My only real complaint is that it's a little draggy. After all, it's basically just a typical 1950s comic book story from the likes of "The Vault of Horror," so I couldn't shake the feeling that the same story could have been delivered more effectively as a 60 minute HBO show. At any rate, it's a pretty slick little puzzle, with an ending that I didn't anticipate but which nonetheless fit the facts, and it's dripping with atmosphere along the way. The critics seemed to want more, but I think that's pretty much all you can reasonably expect from the genre, and audiences seemed to agree. If you look at the measurements below, you'll see that the critical scores are quite low, but the audience scores are solid. (IMDb 6.3, Yahoo B-, Box Office $48m). That sums it up. It's not a genre classic, but it's a satisfying summer flick.



  • Commentary by director Iain Softley
  • Deleted scenes with commentary by Softley
  • The production featurettes "Behind the Locked Door - Making The Skeleton Key" and "Casting The Skeleton Key"
  • The short featurettes "Exploring Voodoo/Hoodoo" (on the history of hoodoo and the religion of voodoo) and "Blues in the Bayou" (the music)," Plantation Life" (the history of plantations), and "A House Called Felicity" (locations),
  • A ghost story by Kate Hudson
  • A love spell from Gena Rowlands
  • John Hurt reading a disturbing excerpt from the book "Voices from Slavery"

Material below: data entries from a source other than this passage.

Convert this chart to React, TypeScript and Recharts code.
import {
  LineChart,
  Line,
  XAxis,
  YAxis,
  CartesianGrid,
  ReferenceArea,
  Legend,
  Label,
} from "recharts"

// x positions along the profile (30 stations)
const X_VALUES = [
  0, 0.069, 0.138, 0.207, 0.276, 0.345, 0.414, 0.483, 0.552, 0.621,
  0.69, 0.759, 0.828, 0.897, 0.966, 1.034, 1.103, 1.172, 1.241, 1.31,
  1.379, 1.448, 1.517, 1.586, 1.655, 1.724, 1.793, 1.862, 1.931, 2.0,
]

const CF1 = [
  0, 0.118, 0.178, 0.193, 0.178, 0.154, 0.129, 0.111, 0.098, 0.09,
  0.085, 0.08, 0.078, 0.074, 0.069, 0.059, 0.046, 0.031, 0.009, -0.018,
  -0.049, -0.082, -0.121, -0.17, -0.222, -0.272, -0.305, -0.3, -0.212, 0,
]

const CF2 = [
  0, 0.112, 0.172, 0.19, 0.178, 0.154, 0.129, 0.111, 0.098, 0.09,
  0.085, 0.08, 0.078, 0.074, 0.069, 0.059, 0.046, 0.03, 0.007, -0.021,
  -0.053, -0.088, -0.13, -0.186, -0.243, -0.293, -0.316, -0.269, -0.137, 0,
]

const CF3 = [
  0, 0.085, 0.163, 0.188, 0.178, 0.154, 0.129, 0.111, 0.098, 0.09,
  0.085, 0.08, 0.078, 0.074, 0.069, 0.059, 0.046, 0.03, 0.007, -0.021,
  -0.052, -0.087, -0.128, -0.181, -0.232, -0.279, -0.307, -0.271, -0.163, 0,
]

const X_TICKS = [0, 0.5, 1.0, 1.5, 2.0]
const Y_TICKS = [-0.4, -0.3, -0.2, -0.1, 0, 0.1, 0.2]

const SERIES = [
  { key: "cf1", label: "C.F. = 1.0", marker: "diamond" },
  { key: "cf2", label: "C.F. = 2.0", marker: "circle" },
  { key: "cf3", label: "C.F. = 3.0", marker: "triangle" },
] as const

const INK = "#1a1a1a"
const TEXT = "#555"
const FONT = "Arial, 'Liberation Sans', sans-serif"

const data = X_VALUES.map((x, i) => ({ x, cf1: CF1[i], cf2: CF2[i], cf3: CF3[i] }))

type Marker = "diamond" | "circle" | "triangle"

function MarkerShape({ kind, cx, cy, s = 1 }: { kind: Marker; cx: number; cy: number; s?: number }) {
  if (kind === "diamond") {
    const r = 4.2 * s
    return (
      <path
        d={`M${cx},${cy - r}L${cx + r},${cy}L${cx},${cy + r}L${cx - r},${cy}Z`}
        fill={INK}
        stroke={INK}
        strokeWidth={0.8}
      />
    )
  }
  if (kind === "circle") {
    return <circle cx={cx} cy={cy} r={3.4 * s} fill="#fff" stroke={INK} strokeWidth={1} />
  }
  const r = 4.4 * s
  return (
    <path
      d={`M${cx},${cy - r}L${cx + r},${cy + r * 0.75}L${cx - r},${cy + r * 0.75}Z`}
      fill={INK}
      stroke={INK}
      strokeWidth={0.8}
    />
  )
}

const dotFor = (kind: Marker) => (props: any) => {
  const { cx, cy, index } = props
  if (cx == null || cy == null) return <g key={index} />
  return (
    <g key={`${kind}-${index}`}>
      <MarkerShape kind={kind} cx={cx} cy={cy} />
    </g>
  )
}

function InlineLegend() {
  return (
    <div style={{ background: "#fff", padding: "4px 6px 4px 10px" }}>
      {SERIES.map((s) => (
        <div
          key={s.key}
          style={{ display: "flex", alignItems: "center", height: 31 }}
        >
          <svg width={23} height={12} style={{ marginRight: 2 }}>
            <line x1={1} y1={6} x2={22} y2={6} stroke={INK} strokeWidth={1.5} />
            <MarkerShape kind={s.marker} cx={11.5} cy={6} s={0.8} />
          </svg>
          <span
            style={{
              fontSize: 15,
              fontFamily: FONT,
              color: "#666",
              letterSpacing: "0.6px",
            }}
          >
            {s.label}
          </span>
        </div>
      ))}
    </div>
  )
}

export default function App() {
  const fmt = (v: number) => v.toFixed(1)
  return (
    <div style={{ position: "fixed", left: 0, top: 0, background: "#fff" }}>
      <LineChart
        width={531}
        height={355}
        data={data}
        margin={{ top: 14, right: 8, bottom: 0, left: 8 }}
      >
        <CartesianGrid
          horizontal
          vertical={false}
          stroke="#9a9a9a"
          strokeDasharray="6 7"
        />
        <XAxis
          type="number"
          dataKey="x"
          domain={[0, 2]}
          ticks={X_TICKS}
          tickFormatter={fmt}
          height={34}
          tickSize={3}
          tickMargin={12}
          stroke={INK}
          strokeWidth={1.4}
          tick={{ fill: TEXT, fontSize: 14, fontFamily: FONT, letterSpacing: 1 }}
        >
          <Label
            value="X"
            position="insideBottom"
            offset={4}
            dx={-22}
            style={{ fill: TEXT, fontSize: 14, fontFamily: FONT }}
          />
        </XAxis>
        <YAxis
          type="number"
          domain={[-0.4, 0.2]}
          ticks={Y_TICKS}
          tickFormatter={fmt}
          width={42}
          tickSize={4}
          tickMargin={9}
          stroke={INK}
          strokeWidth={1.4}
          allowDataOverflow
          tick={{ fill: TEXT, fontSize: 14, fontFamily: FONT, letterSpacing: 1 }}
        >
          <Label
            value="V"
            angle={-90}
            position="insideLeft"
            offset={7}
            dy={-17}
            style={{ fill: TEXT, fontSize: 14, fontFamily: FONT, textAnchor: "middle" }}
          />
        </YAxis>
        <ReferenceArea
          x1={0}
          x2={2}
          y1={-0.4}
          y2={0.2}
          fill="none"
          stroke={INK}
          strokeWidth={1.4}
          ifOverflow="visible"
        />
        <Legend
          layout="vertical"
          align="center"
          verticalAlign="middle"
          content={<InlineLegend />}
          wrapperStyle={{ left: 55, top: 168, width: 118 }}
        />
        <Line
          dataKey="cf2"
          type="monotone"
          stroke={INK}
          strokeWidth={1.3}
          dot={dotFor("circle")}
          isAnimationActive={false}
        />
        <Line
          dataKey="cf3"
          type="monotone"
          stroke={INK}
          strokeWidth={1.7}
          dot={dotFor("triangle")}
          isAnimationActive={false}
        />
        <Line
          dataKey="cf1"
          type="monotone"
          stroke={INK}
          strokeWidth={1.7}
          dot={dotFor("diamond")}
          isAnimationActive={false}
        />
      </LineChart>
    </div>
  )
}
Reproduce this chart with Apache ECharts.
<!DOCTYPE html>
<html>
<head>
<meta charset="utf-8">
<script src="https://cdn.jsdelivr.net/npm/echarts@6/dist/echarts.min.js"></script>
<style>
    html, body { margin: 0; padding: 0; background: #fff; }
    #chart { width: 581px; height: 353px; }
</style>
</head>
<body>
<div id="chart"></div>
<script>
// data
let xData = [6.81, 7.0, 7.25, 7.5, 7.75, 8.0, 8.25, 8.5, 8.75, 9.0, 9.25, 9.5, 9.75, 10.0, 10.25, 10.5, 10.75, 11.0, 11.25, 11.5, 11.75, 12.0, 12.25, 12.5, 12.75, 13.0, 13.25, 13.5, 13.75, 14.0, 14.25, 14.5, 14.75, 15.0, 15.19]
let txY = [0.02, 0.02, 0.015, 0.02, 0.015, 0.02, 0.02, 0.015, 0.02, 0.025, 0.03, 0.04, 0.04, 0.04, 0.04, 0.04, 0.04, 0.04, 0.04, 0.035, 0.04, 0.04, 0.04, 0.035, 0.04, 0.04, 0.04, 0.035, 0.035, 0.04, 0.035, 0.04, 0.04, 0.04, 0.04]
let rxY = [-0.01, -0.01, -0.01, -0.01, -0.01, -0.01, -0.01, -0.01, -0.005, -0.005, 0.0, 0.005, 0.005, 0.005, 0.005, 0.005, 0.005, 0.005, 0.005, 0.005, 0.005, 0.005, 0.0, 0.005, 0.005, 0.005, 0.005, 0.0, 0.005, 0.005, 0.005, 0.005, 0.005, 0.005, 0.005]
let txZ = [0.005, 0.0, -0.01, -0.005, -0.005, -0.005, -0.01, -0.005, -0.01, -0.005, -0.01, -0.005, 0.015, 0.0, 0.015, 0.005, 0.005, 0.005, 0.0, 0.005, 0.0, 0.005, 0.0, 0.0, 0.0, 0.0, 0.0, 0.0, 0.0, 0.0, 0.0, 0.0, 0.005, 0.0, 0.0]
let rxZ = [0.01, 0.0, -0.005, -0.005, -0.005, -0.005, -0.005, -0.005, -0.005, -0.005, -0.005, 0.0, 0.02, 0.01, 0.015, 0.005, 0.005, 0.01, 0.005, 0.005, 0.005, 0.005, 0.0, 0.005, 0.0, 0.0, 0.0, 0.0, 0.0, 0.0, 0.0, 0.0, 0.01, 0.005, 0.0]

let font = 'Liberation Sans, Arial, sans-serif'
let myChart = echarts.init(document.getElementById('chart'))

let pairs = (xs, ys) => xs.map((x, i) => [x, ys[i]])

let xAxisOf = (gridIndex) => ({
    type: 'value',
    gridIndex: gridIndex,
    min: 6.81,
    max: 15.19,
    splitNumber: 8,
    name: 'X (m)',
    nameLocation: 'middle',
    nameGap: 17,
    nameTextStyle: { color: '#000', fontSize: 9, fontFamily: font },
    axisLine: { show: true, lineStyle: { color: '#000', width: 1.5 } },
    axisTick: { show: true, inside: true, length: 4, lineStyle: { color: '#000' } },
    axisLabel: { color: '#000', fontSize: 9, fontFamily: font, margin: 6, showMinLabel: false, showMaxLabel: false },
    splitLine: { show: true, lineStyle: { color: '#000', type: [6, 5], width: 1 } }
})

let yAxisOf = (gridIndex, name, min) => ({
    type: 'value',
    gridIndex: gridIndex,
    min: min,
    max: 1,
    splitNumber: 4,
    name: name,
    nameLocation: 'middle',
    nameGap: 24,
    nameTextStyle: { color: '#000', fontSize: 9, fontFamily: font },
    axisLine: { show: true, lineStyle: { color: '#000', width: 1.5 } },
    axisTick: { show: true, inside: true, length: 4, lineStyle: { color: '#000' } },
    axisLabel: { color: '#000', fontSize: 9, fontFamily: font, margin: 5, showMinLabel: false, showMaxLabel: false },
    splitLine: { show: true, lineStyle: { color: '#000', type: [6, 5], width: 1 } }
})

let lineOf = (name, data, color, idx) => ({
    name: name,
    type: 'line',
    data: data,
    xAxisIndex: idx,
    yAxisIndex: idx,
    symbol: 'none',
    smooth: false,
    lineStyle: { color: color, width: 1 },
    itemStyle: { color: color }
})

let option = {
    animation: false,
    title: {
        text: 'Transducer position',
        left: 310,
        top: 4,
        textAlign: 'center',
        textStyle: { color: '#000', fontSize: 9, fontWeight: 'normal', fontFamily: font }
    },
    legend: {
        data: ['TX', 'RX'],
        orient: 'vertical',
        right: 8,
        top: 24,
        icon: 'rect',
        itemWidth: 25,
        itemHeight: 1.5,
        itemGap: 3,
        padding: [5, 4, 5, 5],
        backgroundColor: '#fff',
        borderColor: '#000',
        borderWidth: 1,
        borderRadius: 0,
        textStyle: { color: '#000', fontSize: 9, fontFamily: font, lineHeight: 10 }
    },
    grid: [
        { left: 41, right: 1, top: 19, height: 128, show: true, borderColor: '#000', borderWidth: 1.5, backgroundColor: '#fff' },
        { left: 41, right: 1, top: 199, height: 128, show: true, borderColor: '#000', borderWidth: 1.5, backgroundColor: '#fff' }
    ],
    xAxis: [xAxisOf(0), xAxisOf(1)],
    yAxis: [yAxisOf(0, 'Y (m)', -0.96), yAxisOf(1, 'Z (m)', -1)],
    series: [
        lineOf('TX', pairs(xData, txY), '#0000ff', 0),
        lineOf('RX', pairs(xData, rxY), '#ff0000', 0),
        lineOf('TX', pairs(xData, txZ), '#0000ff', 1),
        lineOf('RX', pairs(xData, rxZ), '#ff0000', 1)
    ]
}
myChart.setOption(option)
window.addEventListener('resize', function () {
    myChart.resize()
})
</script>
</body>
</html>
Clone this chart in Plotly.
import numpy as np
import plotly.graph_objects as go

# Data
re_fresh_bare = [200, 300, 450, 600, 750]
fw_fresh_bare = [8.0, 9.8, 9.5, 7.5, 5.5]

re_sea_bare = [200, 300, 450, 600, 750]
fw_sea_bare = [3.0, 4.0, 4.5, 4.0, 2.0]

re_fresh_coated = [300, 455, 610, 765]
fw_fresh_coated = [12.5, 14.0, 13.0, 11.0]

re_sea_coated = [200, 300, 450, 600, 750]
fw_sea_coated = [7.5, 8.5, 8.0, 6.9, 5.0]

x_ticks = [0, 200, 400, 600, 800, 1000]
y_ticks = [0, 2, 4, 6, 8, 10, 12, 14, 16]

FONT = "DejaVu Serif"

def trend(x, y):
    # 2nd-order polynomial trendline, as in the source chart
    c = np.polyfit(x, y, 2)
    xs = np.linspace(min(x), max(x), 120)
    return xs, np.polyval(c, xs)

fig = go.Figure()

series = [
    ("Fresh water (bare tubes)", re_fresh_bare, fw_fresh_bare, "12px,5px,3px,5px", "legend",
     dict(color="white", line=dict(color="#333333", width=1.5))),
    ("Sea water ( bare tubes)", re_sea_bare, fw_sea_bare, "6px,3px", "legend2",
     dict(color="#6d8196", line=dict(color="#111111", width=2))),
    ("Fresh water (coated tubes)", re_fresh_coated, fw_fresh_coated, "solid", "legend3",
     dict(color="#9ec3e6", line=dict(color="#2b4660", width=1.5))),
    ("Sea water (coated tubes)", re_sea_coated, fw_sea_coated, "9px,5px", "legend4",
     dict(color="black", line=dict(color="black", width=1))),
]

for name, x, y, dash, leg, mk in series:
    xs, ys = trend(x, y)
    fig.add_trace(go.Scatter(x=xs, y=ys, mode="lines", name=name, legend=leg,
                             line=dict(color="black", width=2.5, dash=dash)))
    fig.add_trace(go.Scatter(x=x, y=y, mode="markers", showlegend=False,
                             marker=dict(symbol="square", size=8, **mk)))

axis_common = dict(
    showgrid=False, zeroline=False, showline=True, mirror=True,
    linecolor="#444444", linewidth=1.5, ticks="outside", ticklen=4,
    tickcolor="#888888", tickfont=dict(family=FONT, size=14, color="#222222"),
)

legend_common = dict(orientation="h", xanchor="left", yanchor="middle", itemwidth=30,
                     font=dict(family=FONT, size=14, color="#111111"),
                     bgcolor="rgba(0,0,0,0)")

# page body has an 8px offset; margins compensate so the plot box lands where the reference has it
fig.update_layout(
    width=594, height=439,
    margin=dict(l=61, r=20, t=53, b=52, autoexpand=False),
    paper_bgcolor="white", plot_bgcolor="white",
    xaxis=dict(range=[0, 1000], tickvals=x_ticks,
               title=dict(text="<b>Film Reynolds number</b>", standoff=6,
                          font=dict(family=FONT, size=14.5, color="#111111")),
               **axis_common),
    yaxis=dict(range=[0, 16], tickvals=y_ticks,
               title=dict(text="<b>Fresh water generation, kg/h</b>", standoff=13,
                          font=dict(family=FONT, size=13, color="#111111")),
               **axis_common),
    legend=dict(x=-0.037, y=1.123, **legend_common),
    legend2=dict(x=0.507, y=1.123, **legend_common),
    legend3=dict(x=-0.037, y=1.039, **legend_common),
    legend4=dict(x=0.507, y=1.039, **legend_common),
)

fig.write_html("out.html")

Kate Hudson does a topless scene, but the she is photographed from the side-rear. If there is a nipple there, I didn't see it.

Kate is also see in a wet t-shirt, braless. In this scene, the shape of the nipple is visible.

The Critics Vote ...

  • Super-panel consensus out of four stars: two and a half  stars. James Berardinelli 2.5/4, Roger Ebert 2.5/4

  • British consensus out of four stars: two stars. Mail 4/10,  Independent 3/10, Guardian 7/10, Times 5/10, Sun 7/10, Express 2/10, Mirror 2/10, FT 4/10, BBC 3/5.

The People Vote ...

  • Box Office Mojo. It grossed $48m in wide release (2,700 theaters), and another $44 million overseas. The reported production budget was $42 million.
The meaning of the IMDb score: 7.5 usually indicates a level of excellence equivalent to about three and a half stars from the critics. 6.0 usually indicates lukewarm watchability, comparable to approximately two and a half stars from the critics. The fives are generally not worthwhile unless they are really your kind of material, equivalent to about a two star rating from the critics, or a C- from our system. Films rated below five are generally awful even if you like that kind of film - this score is roughly equivalent to one and a half stars from the critics or a D on our scale. (Possibly even less, depending on just how far below five the rating is.

My own guideline: A means the movie is so good it will appeal to you even if you hate the genre. B means the movie is not good enough to win you over if you hate the genre, but is good enough to do so if you have an open mind about this type of film. C means it will only appeal to genre addicts, and has no crossover appeal. (C+ means it has no crossover appeal, but will be considered excellent by genre fans, while C- indicates that it we found it to be a poor movie although genre addicts find it watchable). D means you'll hate it even if you like the genre. E means that you'll hate it even if you love the genre. F means that the film is not only unappealing across-the-board, but technically inept as well. Any film rated C- or better is recommended for fans of that type of film. Any film rated B- or better is recommended for just about anyone. We don't score films below C- that often, because we like movies and we think that most of them have at least a solid niche audience. Now that you know that, you should have serious reservations about any movie below C-.

Based on this description, it's a C, unspectacular but solid genre fare.